What is required => Please transcribe the listing below in full and word for word, without its pictures.

══════════════════════════════

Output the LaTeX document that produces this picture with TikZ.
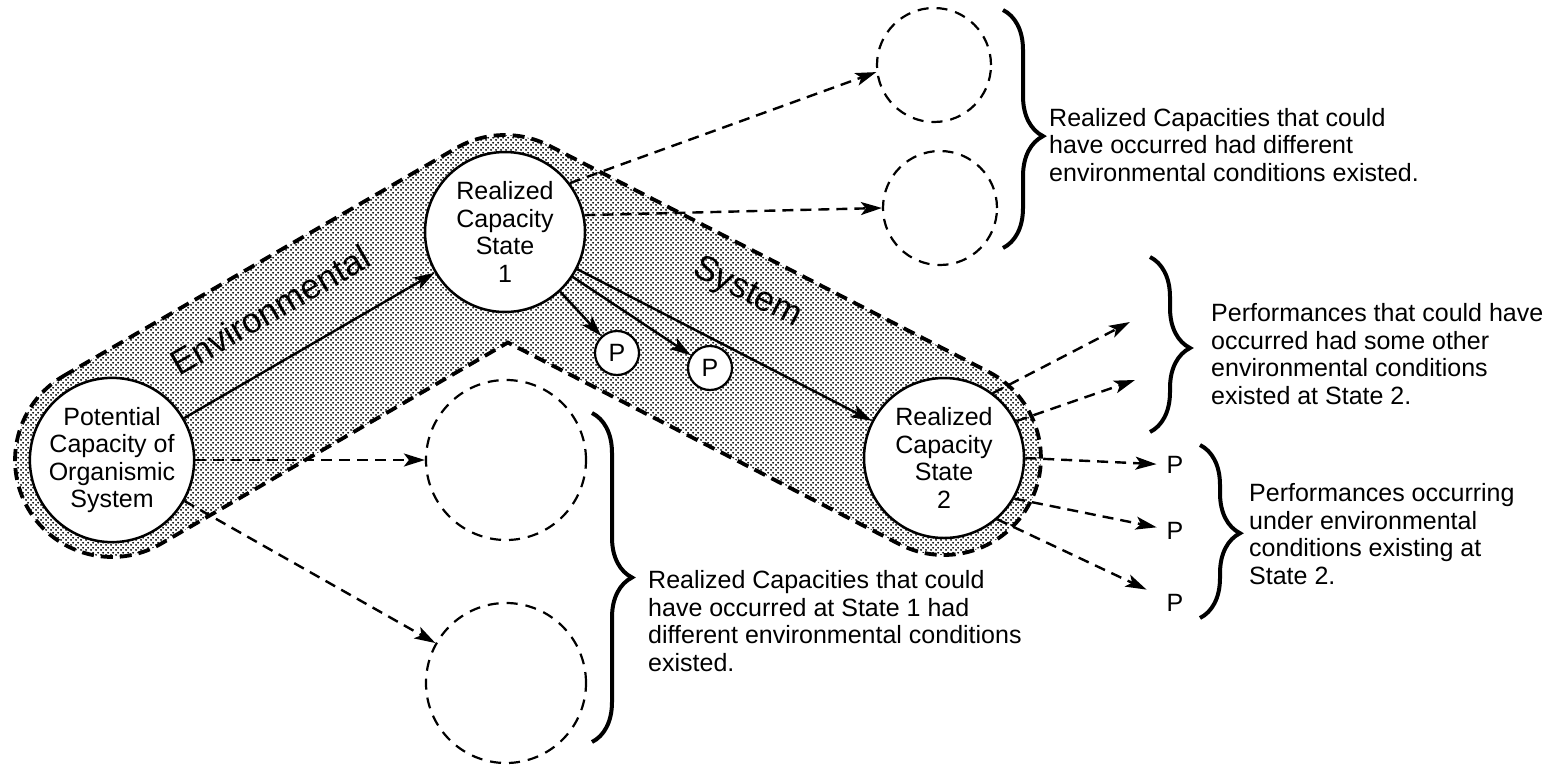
\documentclass[tikz,border=0pt]{standalone}
\usepackage{fontspec}
\setmainfont{Liberation Sans}
\usetikzlibrary{arrows.meta,calc,decorations.pathreplacing,patterns.meta}
\tikzdeclarepattern{name=screen,type=uncolored,
  bounding box={(0pt,0pt) and (5pt,5pt)},tile size={(5pt,5pt)},
  code={\pgfpathcircle{\pgfqpoint{1.25pt}{1.25pt}}{1.2pt}
        \pgfpathcircle{\pgfqpoint{3.75pt}{3.75pt}}{1.2pt}
        \pgfusepath{fill}}}
\begin{document}
\begin{tikzpicture}[x=1pt,y=-1pt,
  txt/.style={font=\fontsize{25}{27.5}\selectfont},
  bigtxt/.style={font=\fontsize{35}{40}\selectfont},
  bignode/.style={circle,draw,line width=2.5pt,fill=white,minimum size=160pt,inner sep=0pt,align=center,txt},
  pnode/.style={circle,draw,line width=2.2pt,fill=white,minimum size=44pt,inner sep=0pt,txt},
  ptext/.style={inner sep=0pt,txt},
  ghost/.style={circle,draw,line width=2.2pt,dash pattern=on 11pt off 8pt,minimum size=#1,inner sep=0pt},
  note/.style={txt,align=left,anchor=west,inner sep=0pt},
  solidarrow/.style={line width=2.4pt,-{Stealth[length=21pt,width=13pt,inset=5pt]}},
  dasharrow/.style={line width=2.4pt,dash pattern=on 11pt off 7pt,-{Stealth[length=21pt,width=13pt,inset=5pt]}},
  bandline/.style={line width=3.8pt,dash pattern=on 12pt off 7pt,pattern=screen},
  bracestyle/.style={line width=4pt,decorate,decoration={brace,amplitude=40pt,aspect=#1}}
]
\useasboundingbox (0,0) rectangle (1563,771);

% band around the path
\coordinate (alo0) at (160.7,543.9);
\coordinate (alo1) at (553.7,315.9);
\coordinate (blo1) at (460.6,318.2);
\coordinate (blo2) at (899.6,544.2);
\coordinate (inner) at (intersection of alo0--alo1 and blo1--blo2);
\path[bandline,draw] (63.3,376.1) -- (456.3,148.1)
  arc[start angle=-120.1,end angle=-62.7,radius=97]
  -- (988.4,371.8)
  arc[start angle=-62.7,end angle=117.3,radius=97]
  -- (inner) -- (alo0)
  arc[start angle=59.9,end angle=239.9,radius=97] -- cycle;

% labels on band
\node[bigtxt,rotate=30] (env) at (270,310) {Environmental};
\node[bigtxt,rotate=-27] (sys) at (747,293) {System};

% main nodes
\node[bignode] (pot) at (112,460) {Potential\\Capacity of\\Organismic\\System};
\node[bignode] (r1) at (505,232) {Realized\\Capacity\\State\\1};
\node[bignode] (r2) at (944,458) {Realized\\Capacity\\State\\2};
\node[pnode] (p1) at (617,353) {P};
\node[pnode] (p2) at (710,368) {P};

% ghost circles
\node[ghost=114pt] (tc1) at (934,65) {};
\node[ghost=114pt] (tc2) at (940,208) {};
\node[ghost=160pt] (lc1) at (506,460) {};
\node[ghost=160pt] (lc2) at (506,683) {};

% right P's
\node[ptext] (q1) at (1175,465) {P};
\node[ptext] (q2) at (1175,531) {P};
\node[ptext] (q3) at (1175,603) {P};

% solid arrows
\draw[solidarrow] (pot) -- (r1);
\draw[solidarrow] (r1) -- (r2);
\draw[solidarrow] (r1) -- (p1);
\draw[solidarrow] (r1) -- (p2);

% dashed arrows
\draw[dasharrow] (pot.east) -- (lc1.west);
\draw[dasharrow] (pot) -- (lc2);
\draw[dasharrow] (r1.37) -- (tc1.187);
\draw[dasharrow] (r1.12) -- (tc2.west);
\coordinate (pa1) at (1130,322);
\coordinate (pa2) at (1135,380);
\draw[dasharrow] (r2.53) -- (pa1);
\draw[dasharrow] (r2.27) -- (pa2);
\draw[dasharrow,shorten >=10pt] (r2.east) -- (q1);
\draw[dasharrow,shorten >=10pt] (r2.-30) -- (q2);
\draw[dasharrow,shorten >=22pt] (r2.-49) -- (q3);

% braces
\draw[bracestyle=0.53] (1003,10) -- (1003,248);
\draw[bracestyle=0.52] (1150,257) -- (1150,432);
\draw[bracestyle=0.51] (1200,445) -- (1200,618);
\draw[bracestyle=0.5] (592,413) -- (592,742);

% notes
\node[note] (t1) at (1049,145) {Realized Capacities that could\\have occurred had different\\environmental conditions existed.};
\node[note] (t2) at (1211,354) {Performances that could have\\occurred had some other\\environmental conditions\\existed at State 2.};
\node[note] (t3) at (1249,534) {Performances occurring\\under environmental\\conditions existing at\\State 2.};
\node[note] (t4) at (648,621) {Realized Capacities that could\\have occurred at State 1 had\\different environmental conditions\\existed.};
\end{tikzpicture}
\end{document}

══════════════════════════════

Expected answer =>
Output the LaTeX document that produces this picture with TikZ.
\documentclass[tikz,border=0pt]{standalone}
\usepackage{fontspec}
\setmainfont{Liberation Sans}
\usetikzlibrary{arrows.meta,calc,decorations.pathreplacing,patterns.meta}
\tikzdeclarepattern{name=screen,type=uncolored,
  bounding box={(0pt,0pt) and (5pt,5pt)},tile size={(5pt,5pt)},
  code={\pgfpathcircle{\pgfqpoint{1.25pt}{1.25pt}}{1.2pt}
        \pgfpathcircle{\pgfqpoint{3.75pt}{3.75pt}}{1.2pt}
        \pgfusepath{fill}}}
\begin{document}
\begin{tikzpicture}[x=1pt,y=-1pt,
  txt/.style={font=\fontsize{25}{27.5}\selectfont},
  bigtxt/.style={font=\fontsize{35}{40}\selectfont},
  bignode/.style={circle,draw,line width=2.5pt,fill=white,minimum size=160pt,inner sep=0pt,align=center,txt},
  pnode/.style={circle,draw,line width=2.2pt,fill=white,minimum size=44pt,inner sep=0pt,txt},
  ptext/.style={inner sep=0pt,txt},
  ghost/.style={circle,draw,line width=2.2pt,dash pattern=on 11pt off 8pt,minimum size=#1,inner sep=0pt},
  note/.style={txt,align=left,anchor=west,inner sep=0pt},
  solidarrow/.style={line width=2.4pt,-{Stealth[length=21pt,width=13pt,inset=5pt]}},
  dasharrow/.style={line width=2.4pt,dash pattern=on 11pt off 7pt,-{Stealth[length=21pt,width=13pt,inset=5pt]}},
  bandline/.style={line width=3.8pt,dash pattern=on 12pt off 7pt,pattern=screen},
  bracestyle/.style={line width=4pt,decorate,decoration={brace,amplitude=40pt,aspect=#1}}
]
\useasboundingbox (0,0) rectangle (1563,771);

% band around the path
\coordinate (alo0) at (160.7,543.9);
\coordinate (alo1) at (553.7,315.9);
\coordinate (blo1) at (460.6,318.2);
\coordinate (blo2) at (899.6,544.2);
\coordinate (inner) at (intersection of alo0--alo1 and blo1--blo2);
\path[bandline,draw] (63.3,376.1) -- (456.3,148.1)
  arc[start angle=-120.1,end angle=-62.7,radius=97]
  -- (988.4,371.8)
  arc[start angle=-62.7,end angle=117.3,radius=97]
  -- (inner) -- (alo0)
  arc[start angle=59.9,end angle=239.9,radius=97] -- cycle;

% labels on band
\node[bigtxt,rotate=30] (env) at (270,310) {Environmental};
\node[bigtxt,rotate=-27] (sys) at (747,293) {System};

% main nodes
\node[bignode] (pot) at (112,460) {Potential\\Capacity of\\Organismic\\System};
\node[bignode] (r1) at (505,232) {Realized\\Capacity\\State\\1};
\node[bignode] (r2) at (944,458) {Realized\\Capacity\\State\\2};
\node[pnode] (p1) at (617,353) {P};
\node[pnode] (p2) at (710,368) {P};

% ghost circles
\node[ghost=114pt] (tc1) at (934,65) {};
\node[ghost=114pt] (tc2) at (940,208) {};
\node[ghost=160pt] (lc1) at (506,460) {};
\node[ghost=160pt] (lc2) at (506,683) {};

% right P's
\node[ptext] (q1) at (1175,465) {P};
\node[ptext] (q2) at (1175,531) {P};
\node[ptext] (q3) at (1175,603) {P};

% solid arrows
\draw[solidarrow] (pot) -- (r1);
\draw[solidarrow] (r1) -- (r2);
\draw[solidarrow] (r1) -- (p1);
\draw[solidarrow] (r1) -- (p2);

% dashed arrows
\draw[dasharrow] (pot.east) -- (lc1.west);
\draw[dasharrow] (pot) -- (lc2);
\draw[dasharrow] (r1.37) -- (tc1.187);
\draw[dasharrow] (r1.12) -- (tc2.west);
\coordinate (pa1) at (1130,322);
\coordinate (pa2) at (1135,380);
\draw[dasharrow] (r2.53) -- (pa1);
\draw[dasharrow] (r2.27) -- (pa2);
\draw[dasharrow,shorten >=10pt] (r2.east) -- (q1);
\draw[dasharrow,shorten >=10pt] (r2.-30) -- (q2);
\draw[dasharrow,shorten >=22pt] (r2.-49) -- (q3);

% braces
\draw[bracestyle=0.53] (1003,10) -- (1003,248);
\draw[bracestyle=0.52] (1150,257) -- (1150,432);
\draw[bracestyle=0.51] (1200,445) -- (1200,618);
\draw[bracestyle=0.5] (592,413) -- (592,742);

% notes
\node[note] (t1) at (1049,145) {Realized Capacities that could\\have occurred had different\\environmental conditions existed.};
\node[note] (t2) at (1211,354) {Performances that could have\\occurred had some other\\environmental conditions\\existed at State 2.};
\node[note] (t3) at (1249,534) {Performances occurring\\under environmental\\conditions existing at\\State 2.};
\node[note] (t4) at (648,621) {Realized Capacities that could\\have occurred at State 1 had\\different environmental conditions\\existed.};
\end{tikzpicture}
\end{document}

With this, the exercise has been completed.